The Netherlands Gambling Authority (KSA) has revealed the regulated Dutch market is “stable” almost one year after its launch.
Having gone live on 1 October 2021 with an initial 10 licence holders, the Dutch market now has 22 licensees, including Entain and Kindred.
The KSA revealed monthly gross gaming revenue (GGR) in the market stands at approximately €80m.
Since regulation, January 2022 returned the highest GGR for the market with €90m.
The KSA also noted incremental quarterly growth in GGR since regulation with Q4 2021 returning €186m in GGR followed by €239m in Q1 2022.

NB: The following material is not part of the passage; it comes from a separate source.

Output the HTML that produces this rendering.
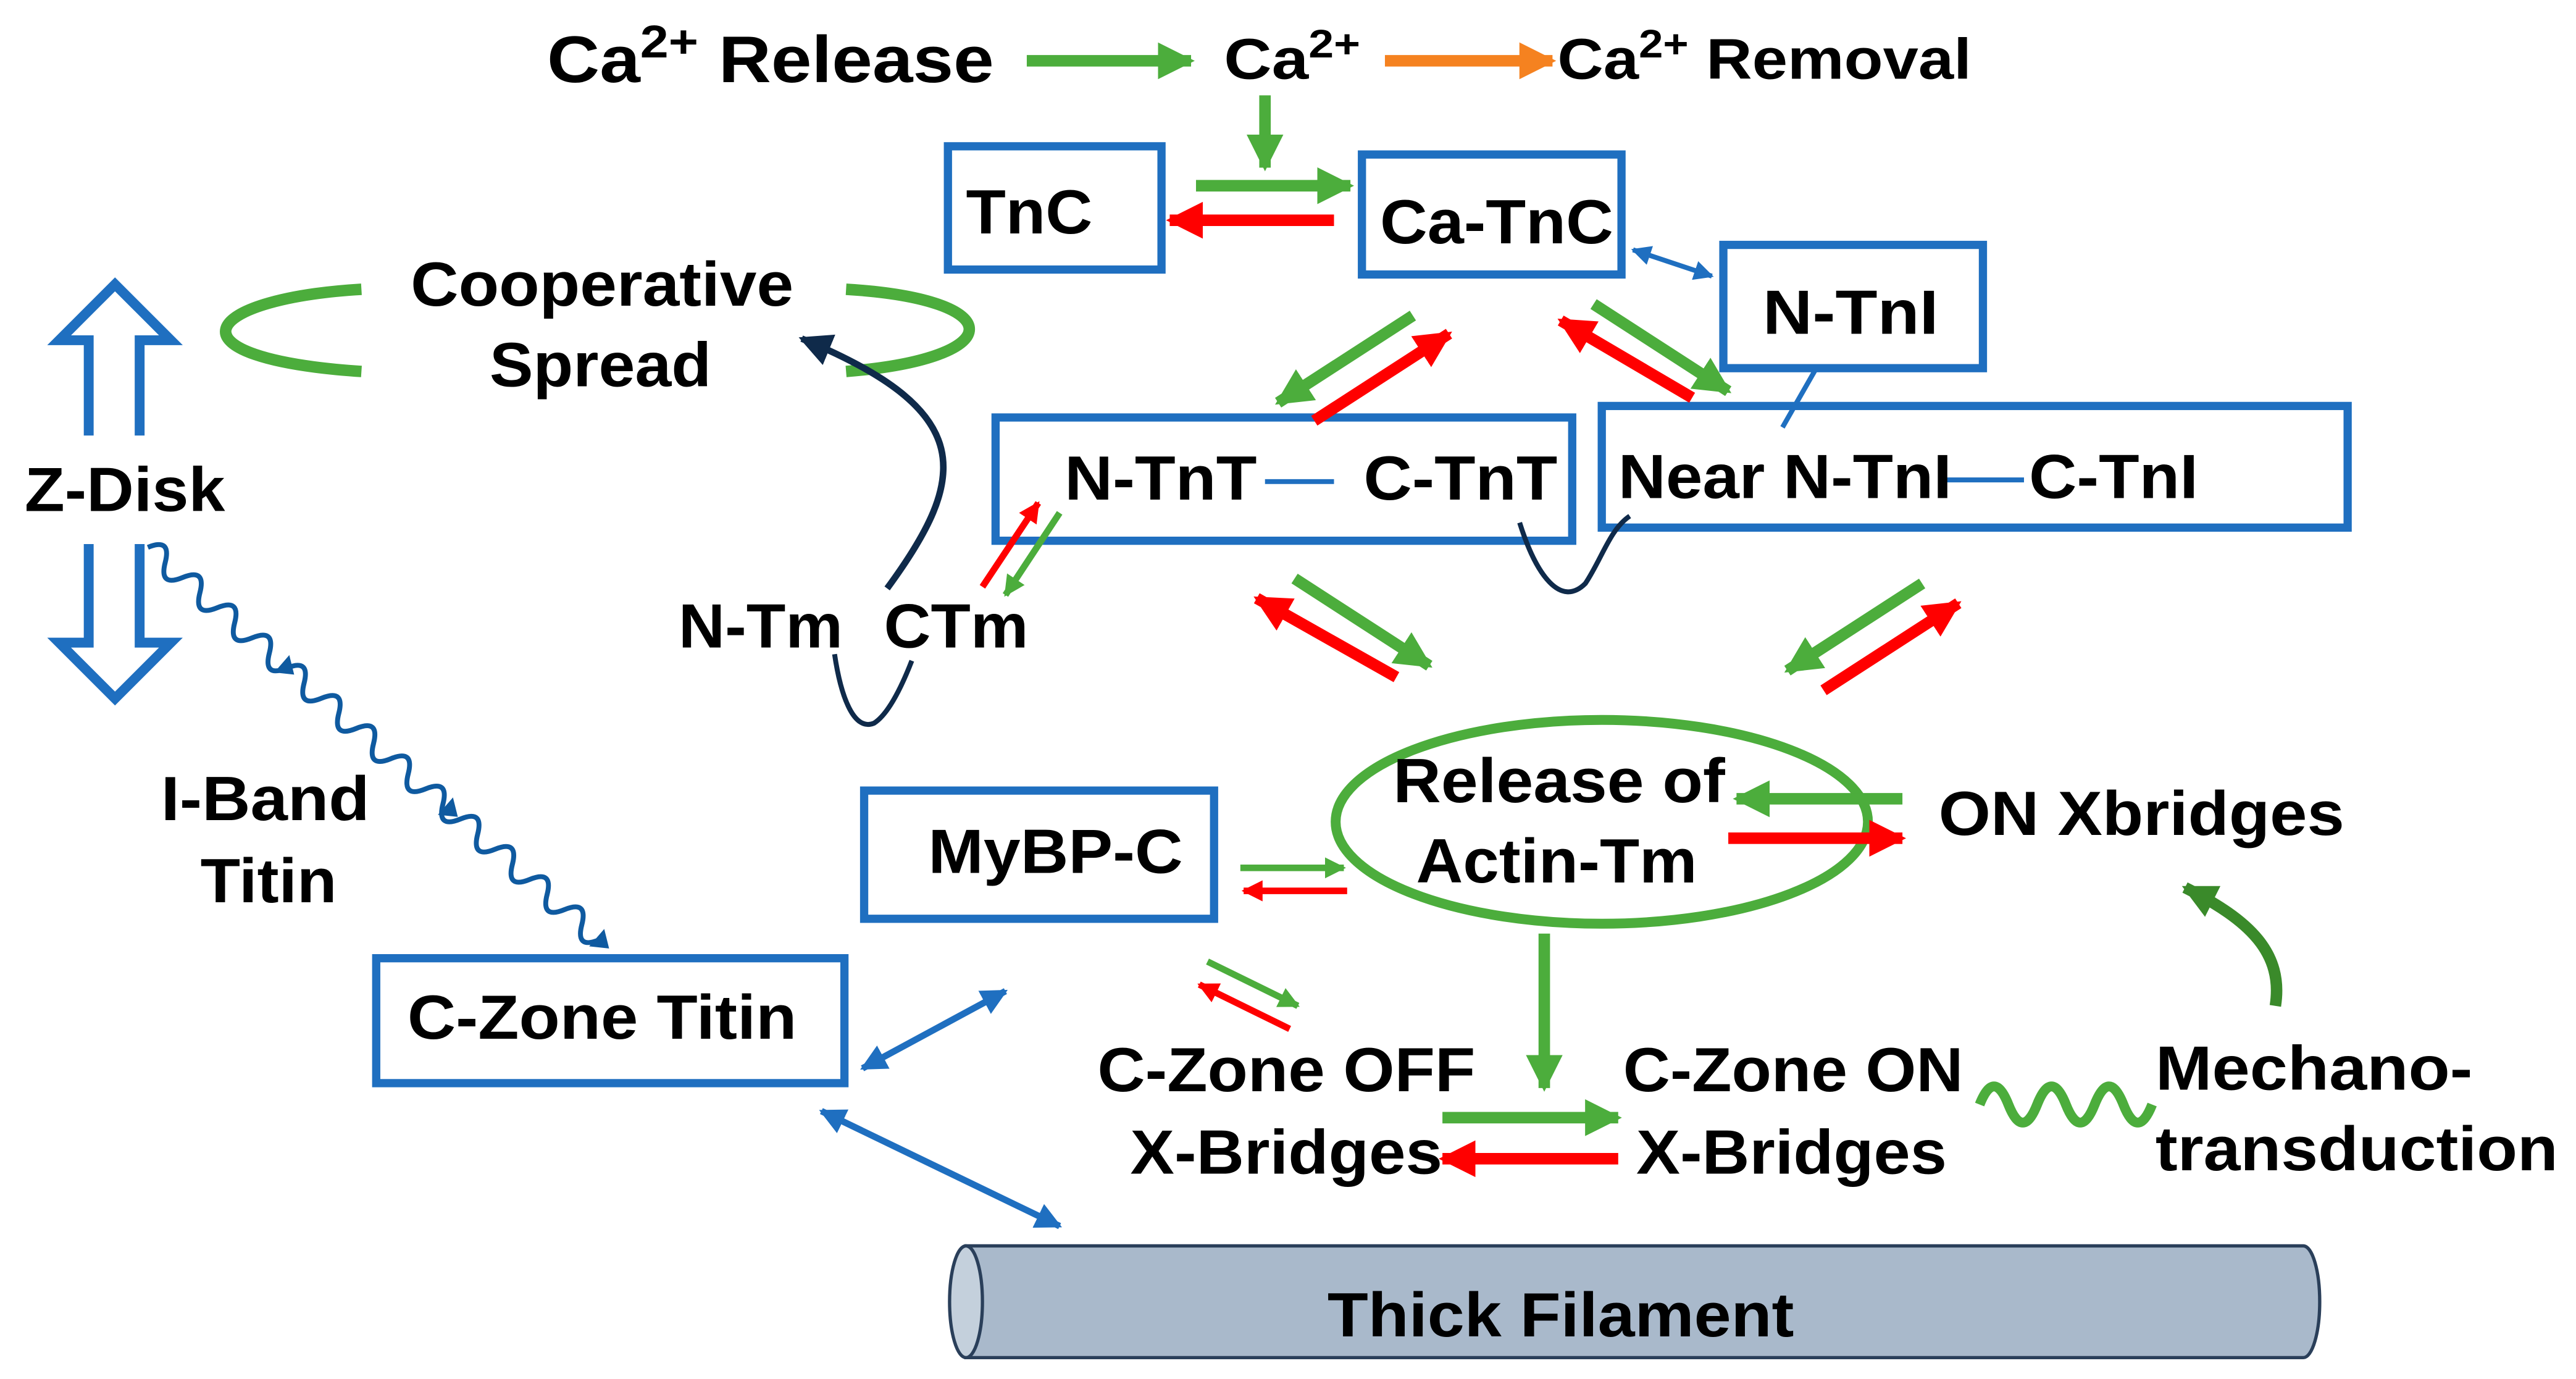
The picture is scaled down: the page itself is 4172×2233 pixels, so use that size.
<!DOCTYPE html>
<html><head><meta charset="utf-8"><style>html,body{margin:0;padding:0;background:#fff}svg{display:block}
text{font-family:"Liberation Sans",Arial,sans-serif;font-weight:bold;fill:#000}</style></head><body>
<svg width="4172" height="2233" viewBox="0 0 1568 839" preserveAspectRatio="none" xmlns="http://www.w3.org/2000/svg">
<defs>
<marker id="mg" viewBox="0 0 10 10" refX="9" refY="5" markerWidth="3.2" markerHeight="3.2" orient="auto" markerUnits="strokeWidth"><path d="M0,0L10,5L0,10z" fill="#4cad3c"/></marker>
<marker id="mr" viewBox="0 0 10 10" refX="9" refY="5" markerWidth="3.2" markerHeight="3.2" orient="auto" markerUnits="strokeWidth"><path d="M0,0L10,5L0,10z" fill="#f00"/></marker>
<marker id="mo" viewBox="0 0 10 10" refX="9" refY="5" markerWidth="3.2" markerHeight="3.2" orient="auto" markerUnits="strokeWidth"><path d="M0,0L10,5L0,10z" fill="#f58220"/></marker>
<marker id="mb" viewBox="0 0 10 10" refX="9" refY="5" markerWidth="4" markerHeight="4" orient="auto-start-reverse" markerUnits="strokeWidth"><path d="M0,0L10,5L0,10z" fill="#1f6fc0"/></marker>
<marker id="mn" viewBox="0 0 10 10" refX="9" refY="5" markerWidth="5" markerHeight="5" orient="auto" markerUnits="strokeWidth"><path d="M0,0L10,5L0,10z" fill="#0f2a4a"/></marker>
<marker id="mdg" viewBox="0 0 10 10" refX="9" refY="5" markerWidth="3" markerHeight="3" orient="auto" markerUnits="strokeWidth"><path d="M0,0L10,5L0,10z" fill="#3a8a2a"/></marker>
</defs>
<g stroke-linecap="butt" fill="none">
<line x1="625" y1="37" x2="725" y2="37" stroke="#4cad3c" stroke-width="7" marker-end="url(#mg)"/>
<line x1="843" y1="37" x2="945" y2="37" stroke="#f58220" stroke-width="7" marker-end="url(#mo)"/>
<line x1="770" y1="58" x2="770" y2="102" stroke="#4cad3c" stroke-width="7" marker-end="url(#mg)"/>
<line x1="728" y1="113" x2="822" y2="113" stroke="#4cad3c" stroke-width="7" marker-end="url(#mg)"/>
<line x1="812" y1="134" x2="712" y2="134" stroke="#f00" stroke-width="7" marker-end="url(#mr)"/>
<line x1="994" y1="152" x2="1042" y2="168" stroke="#1f6fc0" stroke-width="3" marker-start="url(#mb)" marker-end="url(#mb)"/>
<g stroke="#1f6fc0" stroke-width="5">
<rect x="577" y="89" width="130" height="75"/>
<rect x="829" y="94" width="158" height="73"/>
<rect x="1049" y="149" width="158" height="75"/>
<rect x="606" y="254" width="351" height="75"/>
<rect x="975" y="247" width="454" height="74"/>
<rect x="526" y="481" width="213" height="78"/>
<rect x="229" y="583" width="285" height="76"/>
</g>
<line x1="1105" y1="225" x2="1085" y2="260" stroke="#1f6fc0" stroke-width="3"/>
<line x1="770" y1="293" x2="812" y2="293" stroke="#1f6fc0" stroke-width="3"/>
<line x1="1185" y1="292" x2="1232" y2="292" stroke="#1f6fc0" stroke-width="3"/>
<path d="M220,176 C120,182 100,218 220,226" stroke="#4cad3c" stroke-width="7"/>
<path d="M515,176 C615,182 615,218 515,226" stroke="#4cad3c" stroke-width="7"/>
<path d="M54,265 V207 H36 L70,173 L104,207 H85 V265" stroke="#1f6fc0" stroke-width="6"/>
<path d="M54,331 V391 H36 L70,425 L104,391 H85 V331" stroke="#1f6fc0" stroke-width="6"/>
<line x1="860" y1="192" x2="778" y2="245" stroke="#4cad3c" stroke-width="7" marker-end="url(#mg)"/>
<line x1="800" y1="256" x2="882" y2="203" stroke="#f00" stroke-width="7" marker-end="url(#mr)"/>
<line x1="1030" y1="242" x2="950" y2="195" stroke="#f00" stroke-width="7" marker-end="url(#mr)"/>
<line x1="970" y1="185" x2="1052" y2="238" stroke="#4cad3c" stroke-width="7" marker-end="url(#mg)"/>
<path d="M925,318 C935,350 950,370 965,355 C975,340 980,322 992,314" stroke="#0f2a4a" stroke-width="3"/>
<path d="M508,398 C512,425 520,445 532,440 C540,435 548,420 555,402" stroke="#0f2a4a" stroke-width="3"/>
<path d="M540,358 C590,290 595,250 488,206" stroke="#0f2a4a" stroke-width="4" marker-end="url(#mn)"/>
<line x1="598" y1="357" x2="632" y2="306" stroke="#f00" stroke-width="4" marker-end="url(#mr)"/>
<line x1="645" y1="312" x2="612" y2="362" stroke="#4cad3c" stroke-width="4" marker-end="url(#mg)"/>
<line x1="850" y1="412" x2="765" y2="364" stroke="#f00" stroke-width="7" marker-end="url(#mr)"/>
<line x1="788" y1="352" x2="870" y2="405" stroke="#4cad3c" stroke-width="7" marker-end="url(#mg)"/>
<line x1="1170" y1="355" x2="1088" y2="408" stroke="#4cad3c" stroke-width="7" marker-end="url(#mg)"/>
<line x1="1110" y1="420" x2="1192" y2="367" stroke="#f00" stroke-width="7" marker-end="url(#mr)"/>
<ellipse cx="975" cy="500" rx="162" ry="62" stroke="#4cad3c" stroke-width="6"/>
<line x1="1158" y1="486" x2="1057" y2="486" stroke="#4cad3c" stroke-width="7" marker-end="url(#mg)"/>
<line x1="1052" y1="510" x2="1158" y2="510" stroke="#f00" stroke-width="7" marker-end="url(#mr)"/>
<line x1="755" y1="528" x2="818" y2="528" stroke="#4cad3c" stroke-width="4" marker-end="url(#mg)"/>
<line x1="820" y1="542" x2="757" y2="542" stroke="#f00" stroke-width="4" marker-end="url(#mr)"/>
<line x1="735" y1="585" x2="790" y2="612" stroke="#4cad3c" stroke-width="4" marker-end="url(#mg)"/>
<line x1="785" y1="626" x2="730" y2="599" stroke="#f00" stroke-width="4" marker-end="url(#mr)"/>
<path d="M1385,612 C1390,580 1370,560 1330,540" stroke="#3a8a2a" stroke-width="7" marker-end="url(#mdg)"/>
<line x1="940" y1="568" x2="940" y2="662" stroke="#4cad3c" stroke-width="7" marker-end="url(#mg)"/>
<line x1="878" y1="680" x2="985" y2="680" stroke="#4cad3c" stroke-width="7" marker-end="url(#mg)"/>
<line x1="985" y1="705" x2="878" y2="705" stroke="#f00" stroke-width="7" marker-end="url(#mr)"/>
<path d="M1205,672 q8.75,-22 17.5,0 t17.5,0 t17.5,0 t17.5,0 t17.5,0 t17.5,0" stroke="#4cad3c" stroke-width="6"/>
<line x1="525" y1="650" x2="612" y2="603" stroke="#1f6fc0" stroke-width="4" marker-start="url(#mb)" marker-end="url(#mb)"/>
<line x1="500" y1="676" x2="645" y2="746" stroke="#1f6fc0" stroke-width="4" marker-start="url(#mb)" marker-end="url(#mb)"/>
<g transform="translate(90,333) rotate(41)" stroke="#0f5aa0" stroke-width="3">
<path d="M0,0 q7,-14 14,0 t14,0 t14,0 t14,0 t14,0 t14,0 t14,0 t14,0 t14,0 t14,0 t14,0 t14,0 t14,0 t14,0 t14,0 t14,0 t14,0 t14,0 t14,0 t14,0 t14,0 t14,0 t14,0 t14,0 t14,0 t14,0"/>
<path d="M118,0 l-10,-7 v14z M250,0 l-10,-7 v14z M372,0 l-10,-7 v14z" fill="#0f5aa0" stroke="none"/>
</g>
<path d="M588,758 H1402 A10,34 0 0 1 1402,826 H588 Z" fill="#a9b9cb" stroke="#2a3f5a" stroke-width="2"/>
<ellipse cx="588" cy="792" rx="10" ry="34" fill="#c4d0dc" stroke="#2a3f5a" stroke-width="2"/>
</g>
<text x="333" y="50" font-size="40" textLength="272" lengthAdjust="spacingAndGlyphs">Ca<tspan font-size="28" dy="-15">2+</tspan><tspan dy="15"> Release</tspan></text>
<text x="745" y="48" font-size="35" textLength="83" lengthAdjust="spacingAndGlyphs">Ca<tspan font-size="24" dy="-13">2+</tspan></text>
<text x="948" y="48" font-size="35" textLength="252" lengthAdjust="spacingAndGlyphs">Ca<tspan font-size="24" dy="-13">2+</tspan><tspan dy="13"> Removal</tspan></text>
<g font-size="38" lengthAdjust="spacingAndGlyphs">
<text x="588" y="142" textLength="77" lengthAdjust="spacingAndGlyphs">TnC</text>
<text x="840" y="148" textLength="142" lengthAdjust="spacingAndGlyphs">Ca-TnC</text>
<text x="1073" y="203" textLength="107" lengthAdjust="spacingAndGlyphs">N-TnI</text>
<text x="250" y="186" textLength="233" lengthAdjust="spacingAndGlyphs">Cooperative</text>
<text x="298" y="235" textLength="135" lengthAdjust="spacingAndGlyphs">Spread</text>
<text x="15" y="311" textLength="122" lengthAdjust="spacingAndGlyphs">Z-Disk</text>
<text x="648" y="304" textLength="117" lengthAdjust="spacingAndGlyphs">N-TnT</text>
<text x="830" y="304" textLength="118" lengthAdjust="spacingAndGlyphs">C-TnT</text>
<text x="985" y="303" textLength="203" lengthAdjust="spacingAndGlyphs">Near N-TnI</text>
<text x="1235" y="303" textLength="103" lengthAdjust="spacingAndGlyphs">C-TnI</text>
<text x="413" y="394" textLength="100" lengthAdjust="spacingAndGlyphs">N-Tm</text>
<text x="538" y="394" textLength="88" lengthAdjust="spacingAndGlyphs">CTm</text>
<text x="98" y="499" textLength="127" lengthAdjust="spacingAndGlyphs">I-Band</text>
<text x="122" y="549" textLength="83" lengthAdjust="spacingAndGlyphs">Titin</text>
<text x="848" y="488" textLength="202" lengthAdjust="spacingAndGlyphs">Release of</text>
<text x="862" y="537" textLength="171" lengthAdjust="spacingAndGlyphs">Actin-Tm</text>
<text x="1180" y="508" textLength="247" lengthAdjust="spacingAndGlyphs">ON Xbridges</text>
<text x="565" y="531" textLength="155" lengthAdjust="spacingAndGlyphs">MyBP-C</text>
<text x="248" y="632" textLength="237" lengthAdjust="spacingAndGlyphs">C-Zone Titin</text>
<text x="668" y="664" textLength="230" lengthAdjust="spacingAndGlyphs">C-Zone OFF</text>
<text x="688" y="714" textLength="190" lengthAdjust="spacingAndGlyphs">X-Bridges</text>
<text x="988" y="664" textLength="207" lengthAdjust="spacingAndGlyphs">C-Zone ON</text>
<text x="996" y="714" textLength="189" lengthAdjust="spacingAndGlyphs">X-Bridges</text>
<text x="1312" y="663" textLength="193" lengthAdjust="spacingAndGlyphs">Mechano-</text>
<text x="1312" y="712" textLength="245" lengthAdjust="spacingAndGlyphs">transduction</text>
<text x="808" y="813" textLength="284" lengthAdjust="spacingAndGlyphs">Thick Filament</text>
</g>
</svg>
</body></html>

Q2 2022 amounted to €245m in GGR and July 2022 returned €86m, the largest return since the January 2022 record.
Online casino is comfortably the largest vertical in the Netherlands, having most recently amounted to €65m in GGR for July 2022. Sports betting returned €17m.
Elsewhere, the KSA could not confirm the exact number of Dutch players using the regulated market due to customers having accounts with multiple operators.
However, the regulator did note that in July, there were 563,000 active accounts, with average monthly loss per player account amounting to €153.
The KSA also revealed that channelisation in the market was now sitting at 85%, above its target of 80% within three years of the market’s launch set ahead of its regulation.
In terms of self-exclusion, more than 23,000 people have registered with the Cruks system.
The registration means players cannot gamble online with licensed operators for at least six months.
Earlier this month, the Cruks system suffered from a technical glitch resulting in players not being able to register themselves as self-excluded. The glitch which was the second such issue since market launch, has since been resolved.